Movement / national cinema

Apollo 13 is American commercial cinema in a relatively uncomplicated sense — it is produced within the major studio system, is addressed to a broad domestic and international audience, and draws on specifically American mythology (the space program as expression of national character). It is not usefully approached through the lens of a national cinema movement in the way that European art films of the same period demand; its context is the industrial and cultural logic of 1990s Hollywood rather than any national auteur tradition.

Era / period

The film belongs to the post-Cold War confidence of mid-1990s American cinema — a moment before the digital revolution fully transformed studio production, when prestige drama could command wide theatrical release and adult audiences. It appears at the apex of Tom Hanks's unprecedented commercial-critical dominance of the first half of the decade. Technically, it occupies the transitional zone between analog-practical and digital-visual-effects filmmaking, a position it navigates more successfully than most of its contemporaries.

Themes

The film's deepest thematic investment is in collective competence as heroism. Individual excellence matters — Lovell's leadership, Kranz's authority, Mattingly's systems knowledge during the re-entry simulation — but it is the ensemble, the institution, the aggregated expertise of hundreds of people working through a shared problem, that saves the crew. The film is partly an elegy for a moment of national purpose and institutional confidence that, by 1995, was already being understood as historical rather than ongoing.

Apollo 13 also engages the tension between human ambition and physical vulnerability — bodies in machines in a void — and resolves it optimistically, which is both its most ideologically reassuring quality and, for some critics, its most limiting one. The film trusts its audience to find drama in the procedural, which is a genuine intellectual and emotional argument about what constitutes narrative stakes.

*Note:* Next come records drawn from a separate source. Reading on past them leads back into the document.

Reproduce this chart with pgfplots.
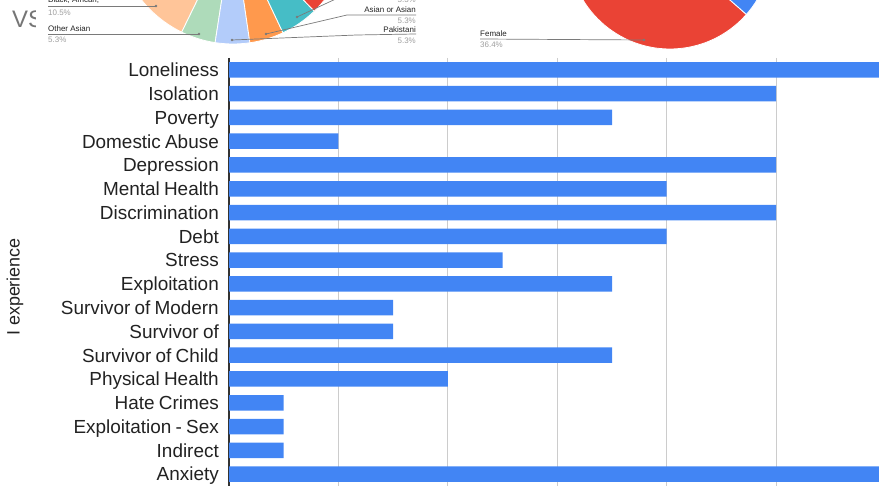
\documentclass[border=0pt]{standalone}
\usepackage{fontspec}
\setmainfont{Liberation Sans}
\newfontfamily\tickfont[WordSpace=0.8]{Liberation Sans}
\usepackage{pgfplots}
\pgfplotsset{compat=1.18}
\definecolor{barblue}{HTML}{4285F4}
\definecolor{peach}{HTML}{FFC599}
\definecolor{pgreen}{HTML}{AEDBBA}
\definecolor{plblue}{HTML}{B3CCFA}
\definecolor{porange}{HTML}{FF994D}
\definecolor{pteal}{HTML}{46BDC6}
\definecolor{pred}{HTML}{EA4335}
\definecolor{gridgray}{HTML}{CCCCCC}
\definecolor{axisgray}{HTML}{333333}
\definecolor{labgray}{HTML}{222222}
\definecolor{pctgray}{HTML}{9E9E9E}
\definecolor{leadgray}{HTML}{7A7A7A}
\definecolor{vsgray}{HTML}{757575}
\pgfplotstableread{
idx value
0 12
1 10
2 7
3 2
4 10
5 8
6 10
7 8
8 5
9 7
10 3
11 3
12 7
13 4
14 1
15 1
16 1
17 12
}\bardata
\begin{document}
\begin{tikzpicture}[x=1bp,y=1bp]
\path[use as bounding box] (0,0) rectangle (879,486);
\clip (0,0) rectangle (879,486);
% left pie fragment
\begin{scope}[shift={(233,559)}]
\fill[peach,draw=white,line width=0.8bp] (0,0) -- (206:117) arc[start angle=206,end angle=244,radius=117bp] -- cycle;
\fill[pgreen,draw=white,line width=0.8bp] (0,0) -- (244:117) arc[start angle=244,end angle=261.2,radius=117bp] -- cycle;
\fill[plblue,draw=white,line width=0.8bp] (0,0) -- (261.2:117) arc[start angle=261.2,end angle=278.3,radius=117bp] -- cycle;
\fill[porange,draw=white,line width=0.8bp] (0,0) -- (278.3:117) arc[start angle=278.3,end angle=295.3,radius=117bp] -- cycle;
\fill[pteal,draw=white,line width=0.8bp] (0,0) -- (295.3:117) arc[start angle=295.3,end angle=314,radius=117bp] -- cycle;
\fill[pred,draw=white,line width=0.8bp] (0,0) -- (314:117) arc[start angle=314,end angle=333,radius=117bp] -- cycle;
\end{scope}
% right pie fragment
\begin{scope}[shift={(670,538.7)}]
\fill[pred,draw=white,line width=0.8bp] (0,0) -- (187.7:101.7) arc[start angle=187.7,end angle=318.7,radius=101.7bp] -- cycle;
\fill[barblue,draw=white,line width=0.8bp] (0,0) -- (318.7:101.7) arc[start angle=318.7,end angle=360,radius=101.7bp] -- cycle;
\end{scope}
% labels (pixel coordinates, y downwards)
\begin{scope}[shift={(0,486)},y=-1bp]
\begin{scope}
\clip (0,0) rectangle (35,40);
\node[anchor=west,inner sep=0pt,text=vsgray,font=\fontsize{24}{24}\selectfont] at (12,19) {VS};
\end{scope}
\draw[leadgray,line width=0.7bp] (48,6) -- (156,6);
\fill[leadgray] (156,6) circle (1.3);
\draw[leadgray,line width=0.7bp] (48,34) -- (199,34);
\fill[leadgray] (199,34) circle (1.3);
\draw[leadgray,line width=0.7bp] (266,34) -- (347,15) -- (416,15);
\fill[leadgray] (266,34) circle (1.3);
\draw[leadgray,line width=0.7bp] (232,40) -- (357,35) -- (416,34);
\fill[leadgray] (232,40) circle (1.3);
\draw[leadgray,line width=0.7bp] (297,17) -- (340,-3);
\fill[leadgray] (297,17) circle (1.3);
\draw[leadgray,line width=0.7bp] (480,39) -- (644,40);
\fill[leadgray] (644,40) circle (1.3);
\begin{scope}[every node/.style={inner sep=0pt,font=\fontsize{8}{8}\selectfont}]
\node[anchor=west,text=labgray] at (48,0.5) {Black, African,};
\node[anchor=west,text=pctgray] at (48,12.3) {10.5\%};
\node[anchor=west,text=labgray] at (48,29) {Other Asian};
\node[anchor=west,text=pctgray] at (48,40) {5.3\%};
\node[anchor=east,text=pctgray] at (416,-0.5) {5.3\%};
\node[anchor=east,text=labgray] at (416,9.3) {Asian or Asian};
\node[anchor=east,text=pctgray] at (416,20.7) {5.3\%};
\node[anchor=east,text=labgray] at (416,30) {Pakistani};
\node[anchor=east,text=pctgray] at (416,40.7) {5.3\%};
\node[anchor=west,text=labgray] at (480,33.3) {Female};
\node[anchor=west,text=pctgray] at (480,44.3) {36.4\%};
\end{scope}
\node[rotate=90,inner sep=0pt,text=labgray,font=\fontsize{18}{18}\selectfont] at (15,287) {I experience};
\end{scope}
\begin{axis}[
  at={(229bp,0bp)}, anchor=south west,
  width=650bp, height=428bp, scale only axis,
  xmin=0, xmax=11.88, ymin=-0.5, ymax=17.5, y dir=reverse,
  axis lines*=left,
  x axis line style={draw=none},
  y axis line style={draw=axisgray,line width=1.2bp},
  xtick={2,4,6,8,10}, xticklabels={},
  xmajorgrids=true, grid style={draw=gridgray,line width=1bp},
  major tick length=0pt,
  ytick={0,...,17},
  yticklabels={Loneliness,Isolation,Poverty,Domestic Abuse,Depression,Mental Health,Discrimination,Debt,Stress,Exploitation,Survivor of Modern,Survivor of,Survivor of Child,Physical Health,Hate Crimes,Exploitation - Sex,Indirect,Anxiety},
  yticklabel style={font=\tickfont\fontsize{19}{19}\selectfont,text=labgray,inner sep=0pt,anchor=east,text height=13.6bp,text depth=0pt,xshift=-10bp},
  xbar, bar width=15.5bp,
]
\addplot[fill=barblue,draw=none] table[x=value,y=idx] {\bardata};
\end{axis}
\end{tikzpicture}
\end{document}
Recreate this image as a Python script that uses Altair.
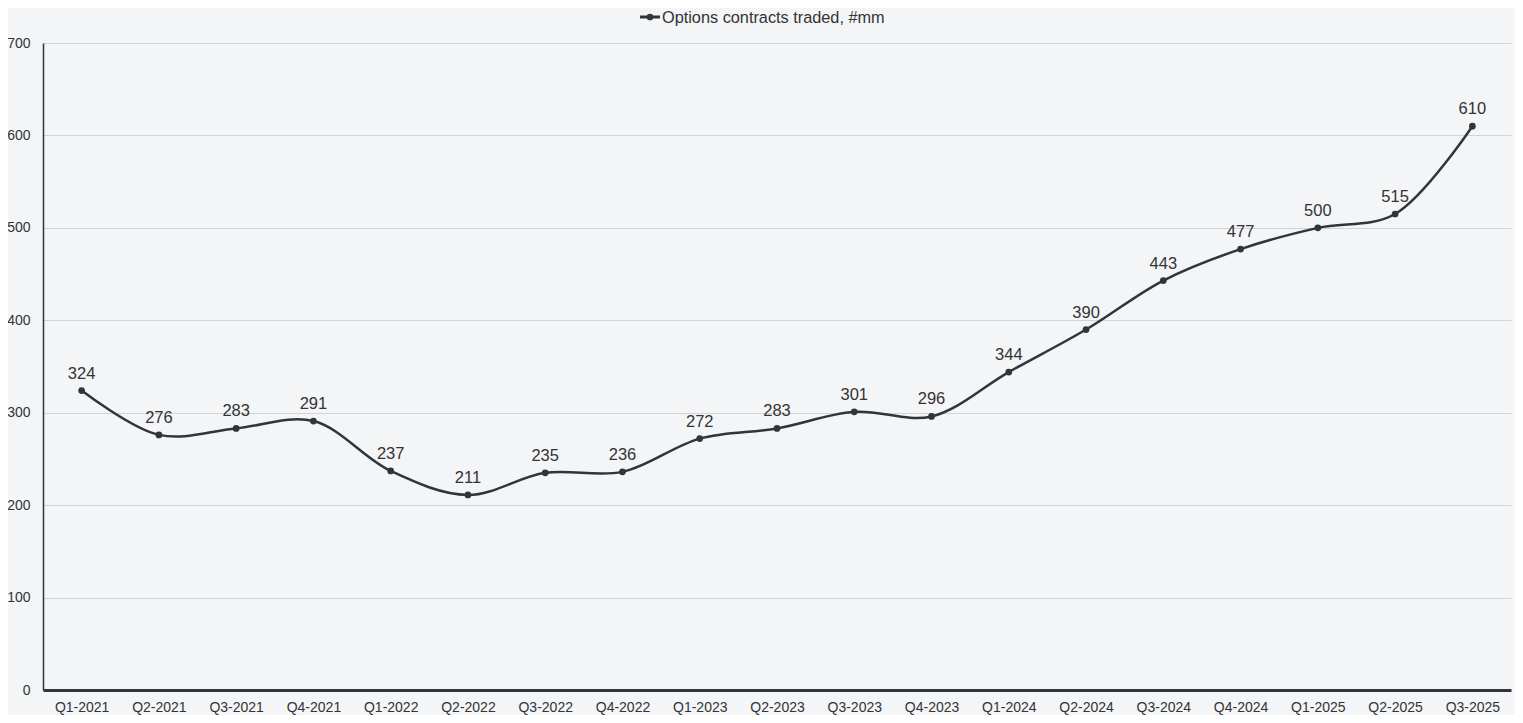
import altair as alt
import pandas as pd

quarters = ["Q1-2021", "Q2-2021", "Q3-2021", "Q4-2021", "Q1-2022", "Q2-2022", "Q3-2022",
            "Q4-2022", "Q1-2023", "Q2-2023", "Q3-2023", "Q4-2023", "Q1-2024", "Q2-2024",
            "Q3-2024", "Q4-2024", "Q1-2025", "Q2-2025", "Q3-2025"]
contracts = [324, 276, 283, 291, 237, 211, 235, 236, 272, 283, 301, 296, 344, 390,
             443, 477, 500, 515, 610]
series_name = "Options contracts traded, #mm"

df = pd.DataFrame({"quarter": quarters, "value": contracts})

LINE = "#2f3539"
FONT = "Liberation Sans"

x = alt.X("quarter:N", sort=quarters, title=None,
          scale=alt.Scale(paddingInner=0, paddingOuter=0, align=0.5),
          axis=alt.Axis(labelAngle=0, labelFontSize=14, labelColor="#333", labelFont=FONT,
                        ticks=False, labelPadding=10, domainColor=LINE, domainWidth=3,
                        grid=False))
y = alt.Y("value:Q", title=None,
          scale=alt.Scale(domain=[0, 700], nice=False),
          axis=alt.Axis(values=[0, 100, 200, 300, 400, 500, 600, 700], labelFontSize=14,
                        labelColor="#333", labelFont=FONT, ticks=False, labelPadding=13,
                        domainColor=LINE, domainWidth=1.5, gridColor="#d3d3d3",
                        gridWidth=1))

base = alt.Chart(df)
line = base.mark_line(color=LINE, strokeWidth=2.5, interpolate="catmull-rom").encode(x=x, y=y)
pts = base.mark_point(color=LINE, filled=True, opacity=1, size=45).encode(x=x, y=y)
labels = base.mark_text(color="#333", fontSize=16.5, font=FONT, baseline="middle", dy=-17).encode(
    x=x, y=y, text=alt.Text("value:Q"))

legend_df = pd.DataFrame({"name": [series_name]})
leg_line = alt.Chart(legend_df).mark_rule(color=LINE, strokeWidth=3).encode(
    x=alt.value(597), x2=alt.value(617), y=alt.value(-26))
leg_pt = alt.Chart(legend_df).mark_point(color=LINE, filled=True, opacity=1, size=45).encode(
    x=alt.value(607), y=alt.value(-26))
leg_text = alt.Chart(legend_df).mark_text(color="#333", fontSize=16.3, font=FONT, align="left",
                                          baseline="middle").encode(
    x=alt.value(619), y=alt.value(-25), text="name:N")

chart = alt.layer(line, pts, labels, leg_line, leg_pt, leg_text).properties(
    width=1468, height=647,
    autosize=alt.AutoSizeParams(type="none"),
    padding={"left": 35, "top": 35, "right": 4, "bottom": 25},
    background="#f3f5f7",
).configure_view(stroke=None)

chart.save("out.html", embed_options={"renderer": "svg", "actions": False})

Reception, canon & influence

Influences on the film

Philip Kaufman's The Right Stuff (1983) is the inescapable precedent — it established the visual and tonal conventions of the American space narrative for Hollywood. Al Reinert's documentary For All Mankind (1989) is a direct source: Reinert brought to the screenplay his intimate knowledge of NASA's own footage and the visual grammar of the Apollo missions. The tradition of ensemble procedural drama running through films like Twelve Angry Men (1957) and The Bedford Incident (1965) informs the film's investment in institutional decision-making as dramatic subject matter.

Critical reception

The film was very well received on release, praised for its technical achievement, ensemble performance, and tonal command. Criticism from more skeptical quarters addressed its hagiographic stance and its avoidance of any systemic or political critique of the space program. The question of whether the film is too comfortable with American institutional mythology — whether its celebration of NASA competence occludes the program's political and economic contexts — has remained in the critical literature.

Legacy

Apollo 13 established a template for the prestige space procedural that demonstrably influenced subsequent films. Gravity (Alfonso Cuarón, 2013), Interstellar (Christopher Nolan, 2014), and most directly The Martian (Ridley Scott, 2015) all draw on its central insight: that the drama of human survival in space can be organized around problem-solving rather than action, and that audiences will find procedural competence as emotionally engaging as conventional heroism. The Martian in particular replicates Apollo 13's institutional ensemble structure and its faith in aggregated human ingenuity. The film also contributed to a revived popular interest in the actual Apollo program that continued through the following decades and informed documentary, journalistic, and subsequent fictional treatments of the era.